27. Apparatus for dissipating fog adjacent an airport runway comprising:

a substantially planar member adjacent said runway and substantially parallel therewith;

a side member disposed about the perimeter of said planar member and in combination therewith defining an enclosed space beneath said planar member, said side member has less than 10% of the surface area of said planar member;

means for generating a flow of heated air into said enclosed space; and

a plurality of openings formed in said planar member.

28. Apparatus for dissipating fog comprising:

means for heating air;

a substantially planar member;

a side member disposed about the perimeter of said planar member and in combination therewith defining an enclosed space beneath said planar member, said side member having less than 10% of the surface area of said planar member;

means for distributing such heated air beneath said planar member for heating the same thereby radiating heat upwardly from said planar member; and

a plurality of openings formed in said planar member and substantially uniformly distributed thereover for enabling convection heating of the air above said planar member.
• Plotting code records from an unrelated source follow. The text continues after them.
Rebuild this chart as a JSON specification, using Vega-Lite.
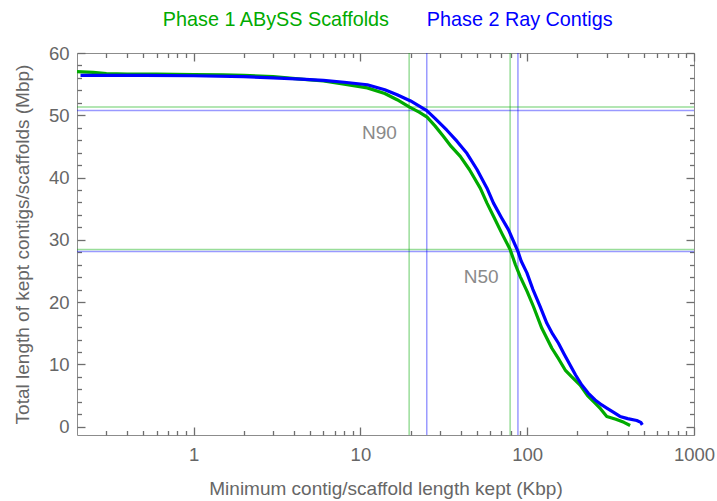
{
  "$schema": "https://vega.github.io/schema/vega-lite/v6.json",
  "width": 617,
  "height": 382,
  "autosize": "none",
  "padding": {"left": 77, "top": 53, "right": 23, "bottom": 66},
  "background": "white",
  "datasets": {
    "curves": [
      {"set": "abyss", "x": 0.2, "y": 57.0},
      {"set": "abyss", "x": 0.25, "y": 56.9},
      {"set": "abyss", "x": 0.3, "y": 56.7},
      {"set": "abyss", "x": 0.4, "y": 56.6},
      {"set": "abyss", "x": 0.6, "y": 56.6},
      {"set": "abyss", "x": 1.0, "y": 56.55},
      {"set": "abyss", "x": 1.5, "y": 56.5},
      {"set": "abyss", "x": 2.0, "y": 56.4},
      {"set": "abyss", "x": 3.0, "y": 56.2},
      {"set": "abyss", "x": 4.4, "y": 55.8},
      {"set": "abyss", "x": 6, "y": 55.5},
      {"set": "abyss", "x": 8, "y": 55.0},
      {"set": "abyss", "x": 11, "y": 54.4},
      {"set": "abyss", "x": 14, "y": 53.5},
      {"set": "abyss", "x": 16.6, "y": 52.5},
      {"set": "abyss", "x": 19.6, "y": 51.35},
      {"set": "abyss", "x": 22.5, "y": 50.5},
      {"set": "abyss", "x": 25.1, "y": 49.7},
      {"set": "abyss", "x": 28, "y": 48.3},
      {"set": "abyss", "x": 31.5, "y": 46.6},
      {"set": "abyss", "x": 35, "y": 45.0},
      {"set": "abyss", "x": 39.7, "y": 43.4},
      {"set": "abyss", "x": 45, "y": 41.3},
      {"set": "abyss", "x": 52.3, "y": 38.3},
      {"set": "abyss", "x": 57.4, "y": 35.9},
      {"set": "abyss", "x": 63, "y": 33.7},
      {"set": "abyss", "x": 70.6, "y": 31.0},
      {"set": "abyss", "x": 79, "y": 28.45},
      {"set": "abyss", "x": 85, "y": 26.0},
      {"set": "abyss", "x": 90.8, "y": 24.1},
      {"set": "abyss", "x": 100, "y": 21.7},
      {"set": "abyss", "x": 109, "y": 19.3},
      {"set": "abyss", "x": 122.4, "y": 15.8},
      {"set": "abyss", "x": 140.6, "y": 12.6},
      {"set": "abyss", "x": 155, "y": 10.8},
      {"set": "abyss", "x": 169, "y": 9.1},
      {"set": "abyss", "x": 185, "y": 8.0},
      {"set": "abyss", "x": 207.6, "y": 6.7},
      {"set": "abyss", "x": 230, "y": 5.0},
      {"set": "abyss", "x": 255.4, "y": 3.8},
      {"set": "abyss", "x": 275, "y": 2.9},
      {"set": "abyss", "x": 300, "y": 1.65},
      {"set": "abyss", "x": 340, "y": 1.2},
      {"set": "abyss", "x": 380, "y": 0.7},
      {"set": "abyss", "x": 414, "y": 0.2},
      {"set": "ray", "x": 0.21, "y": 56.4},
      {"set": "ray", "x": 0.3, "y": 56.4},
      {"set": "ray", "x": 0.5, "y": 56.4},
      {"set": "ray", "x": 1.0, "y": 56.35},
      {"set": "ray", "x": 2.0, "y": 56.2},
      {"set": "ray", "x": 3.0, "y": 56.0},
      {"set": "ray", "x": 4.4, "y": 55.8},
      {"set": "ray", "x": 6, "y": 55.6},
      {"set": "ray", "x": 8, "y": 55.3},
      {"set": "ray", "x": 11, "y": 54.9},
      {"set": "ray", "x": 14, "y": 54.1},
      {"set": "ray", "x": 16.6, "y": 53.3},
      {"set": "ray", "x": 20, "y": 52.3},
      {"set": "ray", "x": 25, "y": 50.75},
      {"set": "ray", "x": 28, "y": 49.5},
      {"set": "ray", "x": 33, "y": 47.6},
      {"set": "ray", "x": 38, "y": 45.8},
      {"set": "ray", "x": 43.5, "y": 43.9},
      {"set": "ray", "x": 50, "y": 41.3},
      {"set": "ray", "x": 57.4, "y": 38.3},
      {"set": "ray", "x": 62.8, "y": 35.9},
      {"set": "ray", "x": 70, "y": 33.6},
      {"set": "ray", "x": 77.3, "y": 31.6},
      {"set": "ray", "x": 88, "y": 28.15},
      {"set": "ray", "x": 92, "y": 26.6},
      {"set": "ray", "x": 99.6, "y": 24.7},
      {"set": "ray", "x": 108, "y": 22.1},
      {"set": "ray", "x": 119.6, "y": 19.3},
      {"set": "ray", "x": 131.2, "y": 16.6},
      {"set": "ray", "x": 142, "y": 14.9},
      {"set": "ray", "x": 154, "y": 13.4},
      {"set": "ray", "x": 167, "y": 11.6},
      {"set": "ray", "x": 180.8, "y": 9.9},
      {"set": "ray", "x": 195, "y": 8.3},
      {"set": "ray", "x": 212.5, "y": 6.7},
      {"set": "ray", "x": 232, "y": 5.4},
      {"set": "ray", "x": 255.4, "y": 4.3},
      {"set": "ray", "x": 280, "y": 3.5},
      {"set": "ray", "x": 300, "y": 3.0},
      {"set": "ray", "x": 330, "y": 2.3},
      {"set": "ray", "x": 360, "y": 1.65},
      {"set": "ray", "x": 400, "y": 1.3},
      {"set": "ray", "x": 454, "y": 1.0},
      {"set": "ray", "x": 480, "y": 0.7},
      {"set": "ray", "x": 490, "y": 0.3}
    ],
    "vlines": [
      {"set": "abyss", "x": 19.6},
      {"set": "abyss", "x": 79},
      {"set": "ray", "x": 25},
      {"set": "ray", "x": 88}
    ],
    "hlines": [
      {"set": "abyss", "y": 51.35},
      {"set": "abyss", "y": 28.45},
      {"set": "ray", "y": 50.75},
      {"set": "ray", "y": 28.15}
    ],
    "notes": [
      {"label": "N90", "x": 13.0, "y": 47.2},
      {"label": "N50", "x": 53.0, "y": 24.06}
    ]
  },
  "layer": [
    {
      "data": {"name": "vlines"},
      "mark": {"type": "rule", "strokeWidth": 1.5, "opacity": 0.4},
      "encoding": {
        "x": {
          "field": "x", "type": "quantitative",
          "axis": {"orient": "top", "values": [0.3, 0.4, 0.5, 0.6, 0.7, 0.8, 0.9, 2, 3, 4, 5, 6, 7, 8, 9, 20, 30, 40, 50, 60, 70, 80, 90, 200, 300, 400, 500, 600, 700, 800, 900], "labels": false, "ticks": true, "tickSize": 4.5, "offset": -4.5, "title": null}
        },
        "color": {"field": "set", "type": "nominal"}
      }
    },
    {
      "data": {"name": "hlines"},
      "mark": {"type": "rule", "strokeWidth": 1.5, "opacity": 0.4},
      "encoding": {
        "y": {
          "field": "y", "type": "quantitative",
          "axis": {"orient": "right", "values": [2, 4, 6, 8, 12, 14, 16, 18, 22, 24, 26, 28, 32, 34, 36, 38, 42, 44, 46, 48, 52, 54, 56, 58], "labels": false, "ticks": true, "tickSize": 4.5, "offset": -4.5, "title": null}
        },
        "color": {"field": "set", "type": "nominal"}
      }
    },
    {
      "data": {"name": "curves"},
      "transform": [{"filter": "datum.set == 'abyss'"}],
      "mark": {"type": "line", "strokeWidth": 3.2, "strokeJoin": "round", "strokeCap": "butt"},
      "encoding": {
        "x": {
          "field": "x", "type": "quantitative",
          "scale": {"type": "log", "domain": [0.2, 1000], "nice": false},
          "axis": {"orient": "bottom", "values": [1, 10, 100, 1000], "labelExpr": "format(datum.value, 'd')", "labelFlush": false, "ticks": true, "tickSize": 8, "offset": -8, "labelPadding": 10, "title": "Minimum contig/scaffold length kept (Kbp)", "titlePadding": 16}
        },
        "y": {
          "field": "y", "type": "quantitative",
          "scale": {"domain": [-1.33, 60], "nice": false, "zero": false},
          "axis": {"orient": "left", "values": [0, 10, 20, 30, 40, 50, 60], "labelFlush": false, "ticks": true, "tickSize": 8, "offset": -8, "labelPadding": 8, "title": "Total length of kept contigs/scaffolds (Mbp)", "titlePadding": 16}
        },
        "color": {
          "field": "set", "type": "nominal",
          "scale": {"domain": ["abyss", "ray"], "range": ["#00aa00", "#0000ff"]},
          "legend": {
            "orient": "none", "legendX": 66, "legendY": -43, "direction": "horizontal", "title": null,
            "labelExpr": "datum.value == 'abyss' ? 'Phase 1 ABySS Scaffolds' : 'Phase 2 Ray Contigs'",
            "labelColor": {"expr": "datum.value == 'abyss' ? '#00aa00' : '#0000ff'"}
          }
        }
      }
    },
    {
      "data": {"name": "curves"},
      "transform": [{"filter": "datum.set == 'ray'"}],
      "mark": {"type": "line", "strokeWidth": 3.2, "strokeJoin": "round", "strokeCap": "butt"},
      "encoding": {
        "x": {
          "field": "x", "type": "quantitative",
          "axis": {"orient": "bottom", "values": [0.3, 0.4, 0.5, 0.6, 0.7, 0.8, 0.9, 2, 3, 4, 5, 6, 7, 8, 9, 20, 30, 40, 50, 60, 70, 80, 90, 200, 300, 400, 500, 600, 700, 800, 900], "labels": false, "ticks": true, "tickSize": 4.5, "offset": -4.5, "title": null}
        },
        "y": {
          "field": "y", "type": "quantitative",
          "axis": {"orient": "left", "values": [2, 4, 6, 8, 12, 14, 16, 18, 22, 24, 26, 28, 32, 34, 36, 38, 42, 44, 46, 48, 52, 54, 56, 58], "labels": false, "ticks": true, "tickSize": 4.5, "offset": -4.5, "title": null}
        },
        "color": {"field": "set", "type": "nominal"}
      }
    },
    {
      "data": {"name": "notes"},
      "mark": {"type": "text", "fontSize": 19, "font": "Liberation Sans", "color": "#8a8a8a", "align": "center", "baseline": "middle"},
      "encoding": {
        "x": {
          "field": "x", "type": "quantitative",
          "axis": {"orient": "top", "values": [1, 10, 100, 1000], "labels": false, "ticks": true, "tickSize": 8, "offset": -8, "title": null}
        },
        "y": {
          "field": "y", "type": "quantitative",
          "axis": {"orient": "right", "values": [0, 10, 20, 30, 40, 50, 60], "labels": false, "ticks": true, "tickSize": 8, "offset": -8, "title": null}
        },
        "text": {"field": "label"}
      }
    }
  ],
  "resolve": {
    "scale": {"x": "shared", "y": "shared", "color": "shared"},
    "axis": {"x": "independent", "y": "independent"}
  },
  "config": {
    "view": {"stroke": "#8c8c8c", "strokeWidth": 1},
    "axis": {
      "grid": false,
      "domain": false,
      "tickColor": "#6e6e6e",
      "tickWidth": 1.3,
      "labelFont": "Liberation Sans",
      "labelFontSize": 18.5,
      "labelColor": "#666666",
      "titleFont": "Liberation Sans",
      "titleFontSize": 19,
      "titleFontWeight": "normal",
      "titleColor": "#666666"
    },
    "legend": {
      "padding": 0,
      "symbolSize": 0,
      "symbolOpacity": 0,
      "symbolStrokeWidth": 0,
      "labelOffset": 0,
      "columnPadding": 16,
      "labelFont": "Liberation Sans",
      "labelFontSize": 19.8,
      "labelLimit": 400
    }
  }
}
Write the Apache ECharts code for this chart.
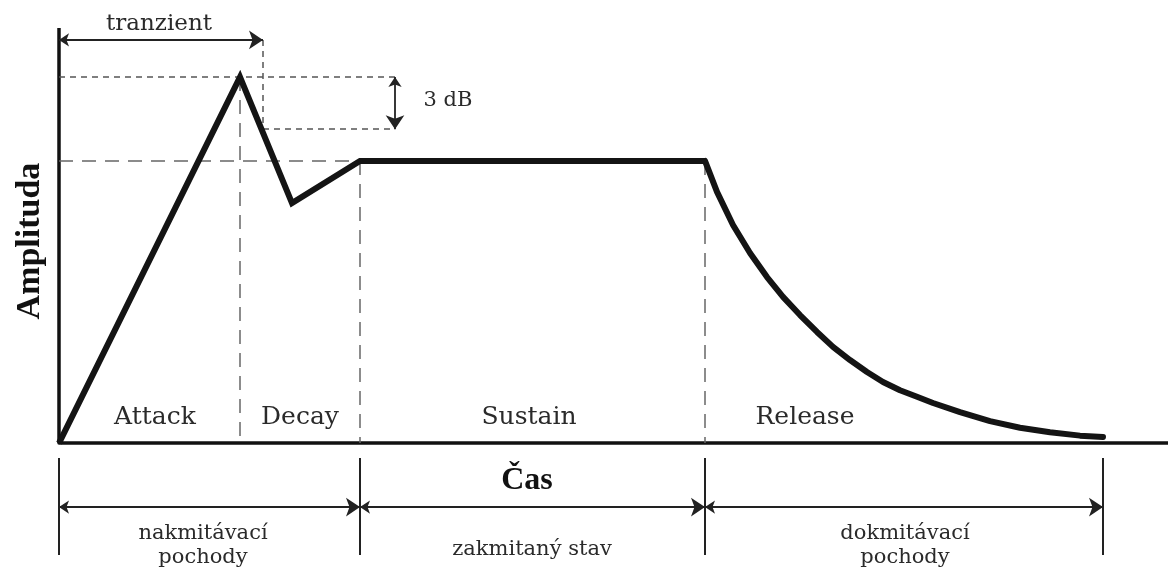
<!DOCTYPE html>
<html>
<head>
<meta charset="utf-8">
<script src="https://cdn.jsdelivr.net/npm/echarts@6/dist/echarts.min.js"></script>
<style>
html,body{margin:0;padding:0;background:#fff;}
#chart{width:1168px;height:570px;}
</style>
</head>
<body>
<div id="chart"></div>
<script>
// ---- data (time in arbitrary units, amplitude normalised) ----
const envTime = [0, 1.81, 2.33, 3.01, 6.46];
const envAmp  = [0, 0.886, 0.581, 0.683, 0.683];
const relTime = [6.46, 6.58, 6.74, 6.91, 7.08, 7.24, 7.41, 7.58, 7.74, 7.91, 8.08, 8.24, 8.41, 8.58, 8.74, 9.01, 9.31, 9.61, 9.91, 10.21, 10.44];
const relAmp  = [0.683, 0.608, 0.528, 0.460, 0.402, 0.354, 0.310, 0.269, 0.233, 0.201, 0.172, 0.148, 0.128, 0.112, 0.097, 0.075, 0.053, 0.037, 0.026, 0.018, 0.015];

const phaseNames = ['Attack', 'Decay', 'Sustain', 'Release'];
const phaseCenters = [0.96, 2.41, 4.70, 7.46];

const stageBounds = [0, 3.01, 6.46, 10.44];
const stageNames = ['nakmitávací\npochody', 'zakmitaný stav', 'dokmitávací\npochody'];

const peakAmp = 0.886;
const sustainAmp = 0.683;
const dbLowAmp = 0.760;
const transientEnd = 2.04;
const dbArrowX = 3.36;
const transientArrowAmp = 0.976;

const axisTitleX = 'Čas';
const axisTitleY = 'Amplituda';
const transientLabel = 'tranzient';
const dbLabel = '3 dB';

// ---- helpers ----
function seg(x1, y1, x2, y2) { return { coords: [[x1, y1], [x2, y2]] }; }
const zip = (a, b) => a.map((v, i) => [v, b[i]]);

const FONT = 'DejaVu Serif';
const TXT = '#2a2a2a';

const longDash = [
  seg(0, sustainAmp, envTime[3], sustainAmp),
  seg(envTime[1], peakAmp, envTime[1], 0),
  seg(envTime[3], sustainAmp, envTime[3], 0),
  seg(envTime[4], sustainAmp, envTime[4], 0)
];
const shortDash = [
  seg(0, peakAmp, dbArrowX, peakAmp),
  seg(transientEnd, dbLowAmp, dbArrowX, dbLowAmp),
  seg(transientEnd, transientArrowAmp, transientEnd, dbLowAmp)
];
const arrowY = -0.155;
const arrows = [
  seg(0, transientArrowAmp, transientEnd, transientArrowAmp),
  seg(dbArrowX, peakAmp, dbArrowX, dbLowAmp)
];
for (let i = 0; i < stageBounds.length - 1; i++) {
  arrows.push(seg(stageBounds[i], arrowY, stageBounds[i + 1], arrowY));
}
const ticks = stageBounds.map(x => seg(x, -0.036, x, -0.271));

const labels = [];
phaseNames.forEach((n, i) => labels.push({
  name: n, value: [phaseCenters[i], 0.063],
  label: { fontSize: 25 }
}));
labels.push({ name: transientLabel, value: [1.0, 1.014], label: { fontSize: 23 } });
labels.push({ name: dbLabel, value: [3.89, 0.830], label: { fontSize: 21 } });
labels.push({ name: axisTitleX, value: [4.68, -0.092],
  label: { fontSize: 32, fontFamily: 'Liberation Serif', fontWeight: 'bold', color: '#111' } });
labels.push({ name: axisTitleY, value: [-0.29, 0.489],
  label: { fontSize: 34, fontFamily: 'Liberation Serif', fontWeight: 'bold', rotate: 90, color: '#111' } });
const stageCenters = [1.44, 4.73, 8.46];
const stageYs = [-0.249, -0.257, -0.249];
stageNames.forEach((n, i) => labels.push({
  name: n, value: [stageCenters[i], stageYs[i]],
  label: { fontSize: 21, lineHeight: 24 }
}));

const chart = echarts.init(document.getElementById('chart'), null, { renderer: 'canvas' });
chart.setOption({
  animation: false,
  backgroundColor: '#fff',
  grid: { left: 59, right: 0, top: 30, bottom: 3, containLabel: false },
  xAxis: {
    type: 'value', min: 0, max: 11.09,
    axisLine: { show: true, onZero: true, lineStyle: { color: '#111', width: 3.5 } },
    axisTick: { show: false }, axisLabel: { show: false }, splitLine: { show: false }
  },
  yAxis: {
    type: 'value', min: -0.3, max: 1.0,
    axisLine: { show: false }, axisTick: { show: false },
    axisLabel: { show: false }, splitLine: { show: false }
  },
  series: [
    {
      type: 'lines', coordinateSystem: 'cartesian2d', silent: true, clip: false,
      lineStyle: { color: '#111', width: 3.5, opacity: 1 },
      data: [seg(0, 0, 0, 1.005)]
    },
    {
      type: 'lines', coordinateSystem: 'cartesian2d', silent: true,
      lineStyle: { color: '#666', width: 1.5, type: [14, 9], opacity: 1 },
      data: longDash
    },
    {
      type: 'lines', coordinateSystem: 'cartesian2d', silent: true,
      lineStyle: { color: '#555', width: 1.5, type: [6, 5], opacity: 1 },
      data: shortDash
    },
    {
      type: 'lines', coordinateSystem: 'cartesian2d', silent: true,
      symbol: ['arrow', 'arrow'], symbolSize: [10, 14],
      lineStyle: { color: '#222', width: 1.8, opacity: 1 },
      itemStyle: { color: '#222' },
      data: arrows
    },
    {
      type: 'lines', coordinateSystem: 'cartesian2d', silent: true,
      lineStyle: { color: '#222', width: 2, opacity: 1 },
      data: ticks
    },
    {
      type: 'line', silent: true, symbol: 'none', clip: false,
      lineStyle: { color: '#141414', width: 6, join: 'miter', cap: 'butt' },
      data: zip(envTime, envAmp)
    },
    {
      type: 'line', silent: true, symbol: 'none', clip: false,
      smooth: false,
      lineStyle: { color: '#141414', width: 6, cap: 'round', join: 'round' },
      data: zip(relTime, relAmp)
    },
    {
      type: 'scatter', silent: true, clip: false, symbolSize: 0,
      itemStyle: { opacity: 1 },
      label: {
        show: true, position: [0, 0], formatter: p => p.name, opacity: 1,
        fontFamily: FONT, color: TXT, align: 'center', verticalAlign: 'middle'
      },
      data: labels
    }
  ]
});
</script>
</body>
</html>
29. Apparatus for dissipating fog comprising:

means for heating air;

a substantially planar member;

a side member disposed about the perimeter of said planar member and in combination therewith defining an enclosed space in the shape of a parallelepiped, said enclosed space having a relatively low ratio of total surface area of the side member to the total surface area of the planar member;

means for distributing such heated air beneath said planar member for heating the same thereby radiating heat upwardly from said planar member; and

a plurality of openings formed in said planar member and substantially uniformly distributed thereover for enabling convection heating of the air above said planar member.